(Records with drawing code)

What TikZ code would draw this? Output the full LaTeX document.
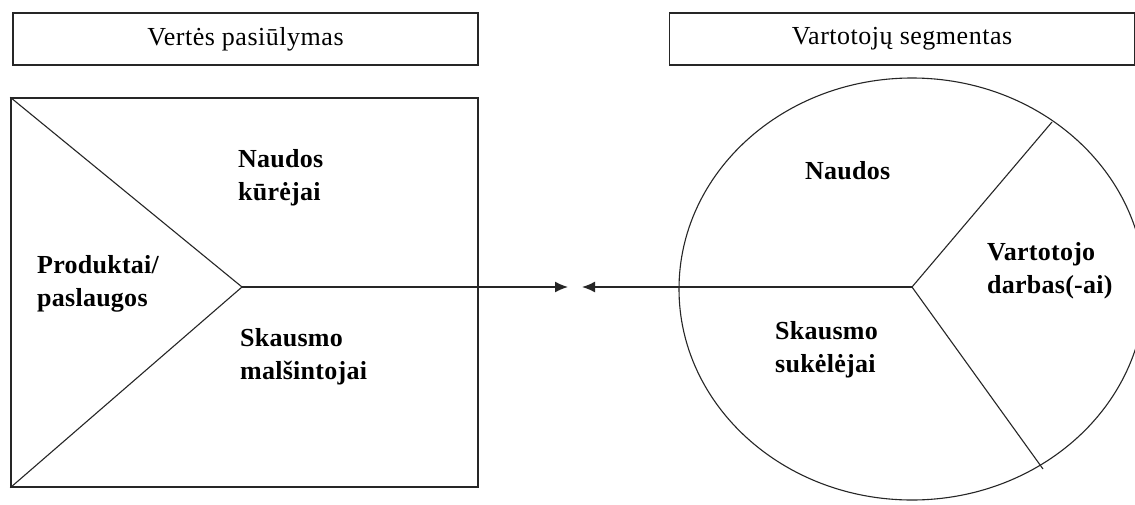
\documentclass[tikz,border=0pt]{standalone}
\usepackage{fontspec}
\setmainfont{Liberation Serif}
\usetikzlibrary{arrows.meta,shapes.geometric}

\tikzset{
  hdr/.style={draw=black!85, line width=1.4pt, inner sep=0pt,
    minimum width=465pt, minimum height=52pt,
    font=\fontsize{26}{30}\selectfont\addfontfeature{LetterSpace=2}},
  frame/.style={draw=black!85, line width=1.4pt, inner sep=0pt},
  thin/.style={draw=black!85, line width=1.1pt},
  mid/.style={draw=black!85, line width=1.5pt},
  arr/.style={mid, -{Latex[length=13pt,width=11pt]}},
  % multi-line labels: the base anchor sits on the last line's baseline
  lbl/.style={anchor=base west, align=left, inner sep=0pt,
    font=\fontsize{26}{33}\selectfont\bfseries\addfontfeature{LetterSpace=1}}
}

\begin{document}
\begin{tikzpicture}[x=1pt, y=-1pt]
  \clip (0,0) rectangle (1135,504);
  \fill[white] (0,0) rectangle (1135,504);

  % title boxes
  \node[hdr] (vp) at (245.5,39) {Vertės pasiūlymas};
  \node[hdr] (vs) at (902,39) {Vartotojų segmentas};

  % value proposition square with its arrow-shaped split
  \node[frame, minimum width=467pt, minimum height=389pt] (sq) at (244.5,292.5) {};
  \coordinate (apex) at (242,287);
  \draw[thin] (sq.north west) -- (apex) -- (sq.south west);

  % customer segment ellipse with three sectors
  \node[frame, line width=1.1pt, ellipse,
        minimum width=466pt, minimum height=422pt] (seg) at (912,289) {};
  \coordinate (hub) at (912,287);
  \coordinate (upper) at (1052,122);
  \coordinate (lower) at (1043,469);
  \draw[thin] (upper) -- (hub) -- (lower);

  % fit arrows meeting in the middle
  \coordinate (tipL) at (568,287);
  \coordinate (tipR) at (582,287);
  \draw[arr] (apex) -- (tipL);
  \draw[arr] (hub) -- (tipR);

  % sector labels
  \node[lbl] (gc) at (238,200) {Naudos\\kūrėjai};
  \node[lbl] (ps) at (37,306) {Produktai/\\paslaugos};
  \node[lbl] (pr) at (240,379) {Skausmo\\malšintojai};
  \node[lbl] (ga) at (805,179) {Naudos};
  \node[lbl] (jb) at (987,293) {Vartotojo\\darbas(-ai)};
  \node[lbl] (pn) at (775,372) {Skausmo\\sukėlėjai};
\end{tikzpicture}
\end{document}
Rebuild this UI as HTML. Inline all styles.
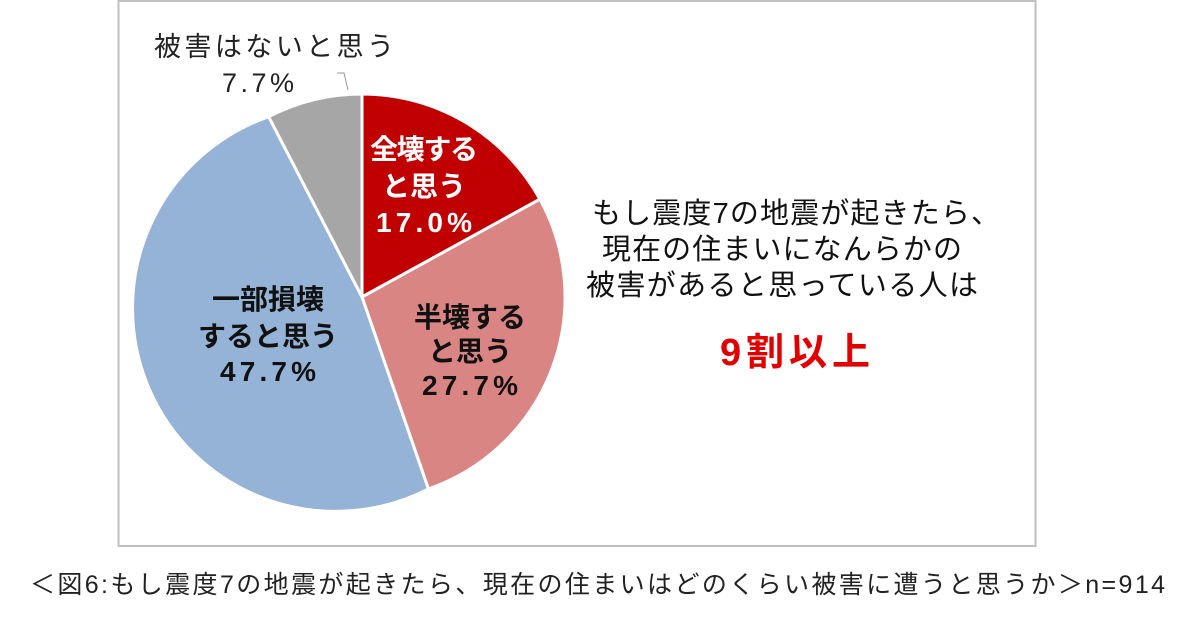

- _TASK OBJECTIVE_: Write the entries above out in full, exactly, with no images.

- _RESULT OF THE TASK_:
What TikZ code would draw this? Output the full LaTeX document.
\documentclass[tikz,border=0pt]{standalone}
\usepackage{fontspec}
\setmainfont{Liberation Serif}
\usetikzlibrary{arrows.meta,shapes.geometric}

\tikzset{
  hdr/.style={draw=black!85, line width=1.4pt, inner sep=0pt,
    minimum width=465pt, minimum height=52pt,
    font=\fontsize{26}{30}\selectfont\addfontfeature{LetterSpace=2}},
  frame/.style={draw=black!85, line width=1.4pt, inner sep=0pt},
  thin/.style={draw=black!85, line width=1.1pt},
  mid/.style={draw=black!85, line width=1.5pt},
  arr/.style={mid, -{Latex[length=13pt,width=11pt]}},
  % multi-line labels: the base anchor sits on the last line's baseline
  lbl/.style={anchor=base west, align=left, inner sep=0pt,
    font=\fontsize{26}{33}\selectfont\bfseries\addfontfeature{LetterSpace=1}}
}

\begin{document}
\begin{tikzpicture}[x=1pt, y=-1pt]
  \clip (0,0) rectangle (1135,504);
  \fill[white] (0,0) rectangle (1135,504);

  % title boxes
  \node[hdr] (vp) at (245.5,39) {Vertės pasiūlymas};
  \node[hdr] (vs) at (902,39) {Vartotojų segmentas};

  % value proposition square with its arrow-shaped split
  \node[frame, minimum width=467pt, minimum height=389pt] (sq) at (244.5,292.5) {};
  \coordinate (apex) at (242,287);
  \draw[thin] (sq.north west) -- (apex) -- (sq.south west);

  % customer segment ellipse with three sectors
  \node[frame, line width=1.1pt, ellipse,
        minimum width=466pt, minimum height=422pt] (seg) at (912,289) {};
  \coordinate (hub) at (912,287);
  \coordinate (upper) at (1052,122);
  \coordinate (lower) at (1043,469);
  \draw[thin] (upper) -- (hub) -- (lower);

  % fit arrows meeting in the middle
  \coordinate (tipL) at (568,287);
  \coordinate (tipR) at (582,287);
  \draw[arr] (apex) -- (tipL);
  \draw[arr] (hub) -- (tipR);

  % sector labels
  \node[lbl] (gc) at (238,200) {Naudos\\kūrėjai};
  \node[lbl] (ps) at (37,306) {Produktai/\\paslaugos};
  \node[lbl] (pr) at (240,379) {Skausmo\\malšintojai};
  \node[lbl] (ga) at (805,179) {Naudos};
  \node[lbl] (jb) at (987,293) {Vartotojo\\darbas(-ai)};
  \node[lbl] (pn) at (775,372) {Skausmo\\sukėlėjai};
\end{tikzpicture}
\end{document}
Rebuild this UI as HTML. Inline all styles.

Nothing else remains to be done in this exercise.